Transcribe the whole listing without a single picture.

--- Recorded data ---

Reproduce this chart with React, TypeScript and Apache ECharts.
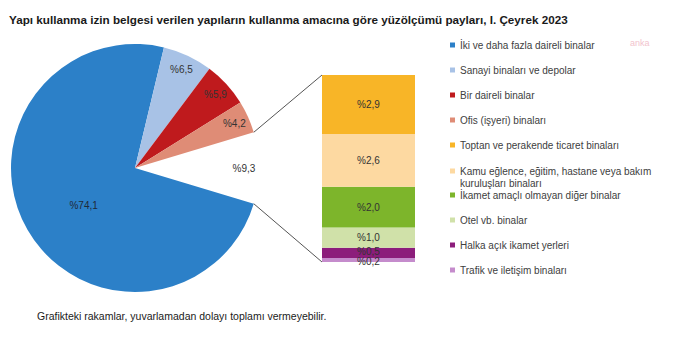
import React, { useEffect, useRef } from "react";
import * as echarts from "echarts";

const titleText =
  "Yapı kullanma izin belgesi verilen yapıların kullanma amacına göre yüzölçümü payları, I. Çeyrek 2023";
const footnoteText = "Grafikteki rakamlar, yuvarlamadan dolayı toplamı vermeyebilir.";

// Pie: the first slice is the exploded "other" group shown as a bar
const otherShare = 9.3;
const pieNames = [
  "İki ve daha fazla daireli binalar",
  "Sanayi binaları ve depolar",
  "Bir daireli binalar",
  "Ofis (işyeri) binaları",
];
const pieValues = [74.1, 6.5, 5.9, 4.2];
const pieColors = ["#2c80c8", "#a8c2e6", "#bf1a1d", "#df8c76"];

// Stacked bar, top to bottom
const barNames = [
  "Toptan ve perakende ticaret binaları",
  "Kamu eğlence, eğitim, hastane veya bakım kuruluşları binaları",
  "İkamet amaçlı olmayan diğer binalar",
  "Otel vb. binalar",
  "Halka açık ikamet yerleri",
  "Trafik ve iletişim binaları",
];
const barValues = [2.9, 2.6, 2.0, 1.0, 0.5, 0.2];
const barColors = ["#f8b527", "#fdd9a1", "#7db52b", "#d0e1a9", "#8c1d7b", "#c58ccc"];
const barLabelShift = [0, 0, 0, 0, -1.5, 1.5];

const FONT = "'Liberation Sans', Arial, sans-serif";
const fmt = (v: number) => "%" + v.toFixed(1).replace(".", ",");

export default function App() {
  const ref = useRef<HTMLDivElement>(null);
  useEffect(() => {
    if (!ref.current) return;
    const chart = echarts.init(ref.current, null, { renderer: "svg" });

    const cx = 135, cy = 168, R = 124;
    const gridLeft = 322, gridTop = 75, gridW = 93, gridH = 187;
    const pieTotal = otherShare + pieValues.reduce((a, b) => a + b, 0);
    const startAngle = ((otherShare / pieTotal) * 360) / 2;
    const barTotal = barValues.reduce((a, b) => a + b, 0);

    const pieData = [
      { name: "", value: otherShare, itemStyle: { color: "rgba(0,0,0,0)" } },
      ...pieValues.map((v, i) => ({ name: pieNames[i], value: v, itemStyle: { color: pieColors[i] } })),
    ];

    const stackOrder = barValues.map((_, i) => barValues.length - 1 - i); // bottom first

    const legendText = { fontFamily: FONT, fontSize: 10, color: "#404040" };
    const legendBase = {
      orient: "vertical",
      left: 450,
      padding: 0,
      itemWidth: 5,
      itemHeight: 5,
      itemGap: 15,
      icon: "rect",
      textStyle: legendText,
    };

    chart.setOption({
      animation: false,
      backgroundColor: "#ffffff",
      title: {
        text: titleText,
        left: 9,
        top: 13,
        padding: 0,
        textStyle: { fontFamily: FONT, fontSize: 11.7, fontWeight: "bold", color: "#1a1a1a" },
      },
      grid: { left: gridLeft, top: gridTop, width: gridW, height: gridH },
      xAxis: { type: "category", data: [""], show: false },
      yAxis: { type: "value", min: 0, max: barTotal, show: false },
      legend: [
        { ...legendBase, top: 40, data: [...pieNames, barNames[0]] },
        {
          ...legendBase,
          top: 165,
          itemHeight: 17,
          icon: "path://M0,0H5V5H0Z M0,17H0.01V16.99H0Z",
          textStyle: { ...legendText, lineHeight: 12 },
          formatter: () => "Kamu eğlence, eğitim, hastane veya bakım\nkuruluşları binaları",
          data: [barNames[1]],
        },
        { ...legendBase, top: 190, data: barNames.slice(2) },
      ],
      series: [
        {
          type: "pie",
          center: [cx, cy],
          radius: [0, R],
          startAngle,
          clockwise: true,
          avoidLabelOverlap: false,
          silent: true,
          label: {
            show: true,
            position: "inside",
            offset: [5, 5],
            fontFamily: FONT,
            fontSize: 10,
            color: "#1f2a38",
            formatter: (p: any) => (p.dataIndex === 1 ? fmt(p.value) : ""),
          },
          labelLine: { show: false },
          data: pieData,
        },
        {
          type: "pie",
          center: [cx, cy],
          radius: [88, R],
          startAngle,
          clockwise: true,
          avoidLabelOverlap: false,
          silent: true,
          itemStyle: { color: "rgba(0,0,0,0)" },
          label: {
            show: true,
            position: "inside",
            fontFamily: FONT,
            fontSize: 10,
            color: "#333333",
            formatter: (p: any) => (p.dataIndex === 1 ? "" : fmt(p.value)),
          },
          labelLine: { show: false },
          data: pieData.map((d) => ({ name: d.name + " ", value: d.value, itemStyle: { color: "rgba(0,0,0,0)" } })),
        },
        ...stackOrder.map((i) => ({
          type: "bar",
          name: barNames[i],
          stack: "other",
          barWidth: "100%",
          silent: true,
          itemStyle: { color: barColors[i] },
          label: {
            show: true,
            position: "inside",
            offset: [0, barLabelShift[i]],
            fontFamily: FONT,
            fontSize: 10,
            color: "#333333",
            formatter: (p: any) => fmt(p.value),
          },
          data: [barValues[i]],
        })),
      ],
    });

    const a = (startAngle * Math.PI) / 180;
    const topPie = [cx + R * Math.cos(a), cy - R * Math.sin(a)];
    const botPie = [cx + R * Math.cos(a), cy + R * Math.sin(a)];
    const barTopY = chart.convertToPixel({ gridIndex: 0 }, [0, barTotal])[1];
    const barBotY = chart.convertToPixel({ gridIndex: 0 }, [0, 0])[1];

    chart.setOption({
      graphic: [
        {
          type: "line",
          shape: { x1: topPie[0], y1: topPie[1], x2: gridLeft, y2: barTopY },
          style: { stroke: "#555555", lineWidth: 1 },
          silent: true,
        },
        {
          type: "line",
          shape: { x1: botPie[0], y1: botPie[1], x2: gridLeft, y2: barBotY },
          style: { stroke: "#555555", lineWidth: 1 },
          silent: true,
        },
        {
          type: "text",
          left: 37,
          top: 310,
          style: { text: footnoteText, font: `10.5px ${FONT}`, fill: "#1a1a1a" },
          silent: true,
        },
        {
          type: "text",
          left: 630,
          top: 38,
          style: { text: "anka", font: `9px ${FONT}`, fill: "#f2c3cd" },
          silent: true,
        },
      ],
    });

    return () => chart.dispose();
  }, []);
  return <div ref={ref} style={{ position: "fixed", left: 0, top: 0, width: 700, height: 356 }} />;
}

---

■ Result for this task:
Reproduce this chart with React, TypeScript and Apache ECharts.
import React, { useEffect, useRef } from "react";
import * as echarts from "echarts";

const titleText =
  "Yapı kullanma izin belgesi verilen yapıların kullanma amacına göre yüzölçümü payları, I. Çeyrek 2023";
const footnoteText = "Grafikteki rakamlar, yuvarlamadan dolayı toplamı vermeyebilir.";

// Pie: the first slice is the exploded "other" group shown as a bar
const otherShare = 9.3;
const pieNames = [
  "İki ve daha fazla daireli binalar",
  "Sanayi binaları ve depolar",
  "Bir daireli binalar",
  "Ofis (işyeri) binaları",
];
const pieValues = [74.1, 6.5, 5.9, 4.2];
const pieColors = ["#2c80c8", "#a8c2e6", "#bf1a1d", "#df8c76"];

// Stacked bar, top to bottom
const barNames = [
  "Toptan ve perakende ticaret binaları",
  "Kamu eğlence, eğitim, hastane veya bakım kuruluşları binaları",
  "İkamet amaçlı olmayan diğer binalar",
  "Otel vb. binalar",
  "Halka açık ikamet yerleri",
  "Trafik ve iletişim binaları",
];
const barValues = [2.9, 2.6, 2.0, 1.0, 0.5, 0.2];
const barColors = ["#f8b527", "#fdd9a1", "#7db52b", "#d0e1a9", "#8c1d7b", "#c58ccc"];
const barLabelShift = [0, 0, 0, 0, -1.5, 1.5];

const FONT = "'Liberation Sans', Arial, sans-serif";
const fmt = (v: number) => "%" + v.toFixed(1).replace(".", ",");

export default function App() {
  const ref = useRef<HTMLDivElement>(null);
  useEffect(() => {
    if (!ref.current) return;
    const chart = echarts.init(ref.current, null, { renderer: "svg" });

    const cx = 135, cy = 168, R = 124;
    const gridLeft = 322, gridTop = 75, gridW = 93, gridH = 187;
    const pieTotal = otherShare + pieValues.reduce((a, b) => a + b, 0);
    const startAngle = ((otherShare / pieTotal) * 360) / 2;
    const barTotal = barValues.reduce((a, b) => a + b, 0);

    const pieData = [
      { name: "", value: otherShare, itemStyle: { color: "rgba(0,0,0,0)" } },
      ...pieValues.map((v, i) => ({ name: pieNames[i], value: v, itemStyle: { color: pieColors[i] } })),
    ];

    const stackOrder = barValues.map((_, i) => barValues.length - 1 - i); // bottom first

    const legendText = { fontFamily: FONT, fontSize: 10, color: "#404040" };
    const legendBase = {
      orient: "vertical",
      left: 450,
      padding: 0,
      itemWidth: 5,
      itemHeight: 5,
      itemGap: 15,
      icon: "rect",
      textStyle: legendText,
    };

    chart.setOption({
      animation: false,
      backgroundColor: "#ffffff",
      title: {
        text: titleText,
        left: 9,
        top: 13,
        padding: 0,
        textStyle: { fontFamily: FONT, fontSize: 11.7, fontWeight: "bold", color: "#1a1a1a" },
      },
      grid: { left: gridLeft, top: gridTop, width: gridW, height: gridH },
      xAxis: { type: "category", data: [""], show: false },
      yAxis: { type: "value", min: 0, max: barTotal, show: false },
      legend: [
        { ...legendBase, top: 40, data: [...pieNames, barNames[0]] },
        {
          ...legendBase,
          top: 165,
          itemHeight: 17,
          icon: "path://M0,0H5V5H0Z M0,17H0.01V16.99H0Z",
          textStyle: { ...legendText, lineHeight: 12 },
          formatter: () => "Kamu eğlence, eğitim, hastane veya bakım\nkuruluşları binaları",
          data: [barNames[1]],
        },
        { ...legendBase, top: 190, data: barNames.slice(2) },
      ],
      series: [
        {
          type: "pie",
          center: [cx, cy],
          radius: [0, R],
          startAngle,
          clockwise: true,
          avoidLabelOverlap: false,
          silent: true,
          label: {
            show: true,
            position: "inside",
            offset: [5, 5],
            fontFamily: FONT,
            fontSize: 10,
            color: "#1f2a38",
            formatter: (p: any) => (p.dataIndex === 1 ? fmt(p.value) : ""),
          },
          labelLine: { show: false },
          data: pieData,
        },
        {
          type: "pie",
          center: [cx, cy],
          radius: [88, R],
          startAngle,
          clockwise: true,
          avoidLabelOverlap: false,
          silent: true,
          itemStyle: { color: "rgba(0,0,0,0)" },
          label: {
            show: true,
            position: "inside",
            fontFamily: FONT,
            fontSize: 10,
            color: "#333333",
            formatter: (p: any) => (p.dataIndex === 1 ? "" : fmt(p.value)),
          },
          labelLine: { show: false },
          data: pieData.map((d) => ({ name: d.name + " ", value: d.value, itemStyle: { color: "rgba(0,0,0,0)" } })),
        },
        ...stackOrder.map((i) => ({
          type: "bar",
          name: barNames[i],
          stack: "other",
          barWidth: "100%",
          silent: true,
          itemStyle: { color: barColors[i] },
          label: {
            show: true,
            position: "inside",
            offset: [0, barLabelShift[i]],
            fontFamily: FONT,
            fontSize: 10,
            color: "#333333",
            formatter: (p: any) => fmt(p.value),
          },
          data: [barValues[i]],
        })),
      ],
    });

    const a = (startAngle * Math.PI) / 180;
    const topPie = [cx + R * Math.cos(a), cy - R * Math.sin(a)];
    const botPie = [cx + R * Math.cos(a), cy + R * Math.sin(a)];
    const barTopY = chart.convertToPixel({ gridIndex: 0 }, [0, barTotal])[1];
    const barBotY = chart.convertToPixel({ gridIndex: 0 }, [0, 0])[1];

    chart.setOption({
      graphic: [
        {
          type: "line",
          shape: { x1: topPie[0], y1: topPie[1], x2: gridLeft, y2: barTopY },
          style: { stroke: "#555555", lineWidth: 1 },
          silent: true,
        },
        {
          type: "line",
          shape: { x1: botPie[0], y1: botPie[1], x2: gridLeft, y2: barBotY },
          style: { stroke: "#555555", lineWidth: 1 },
          silent: true,
        },
        {
          type: "text",
          left: 37,
          top: 310,
          style: { text: footnoteText, font: `10.5px ${FONT}`, fill: "#1a1a1a" },
          silent: true,
        },
        {
          type: "text",
          left: 630,
          top: 38,
          style: { text: "anka", font: `9px ${FONT}`, fill: "#f2c3cd" },
          silent: true,
        },
      ],
    });

    return () => chart.dispose();
  }, []);
  return <div ref={ref} style={{ position: "fixed", left: 0, top: 0, width: 700, height: 356 }} />;
}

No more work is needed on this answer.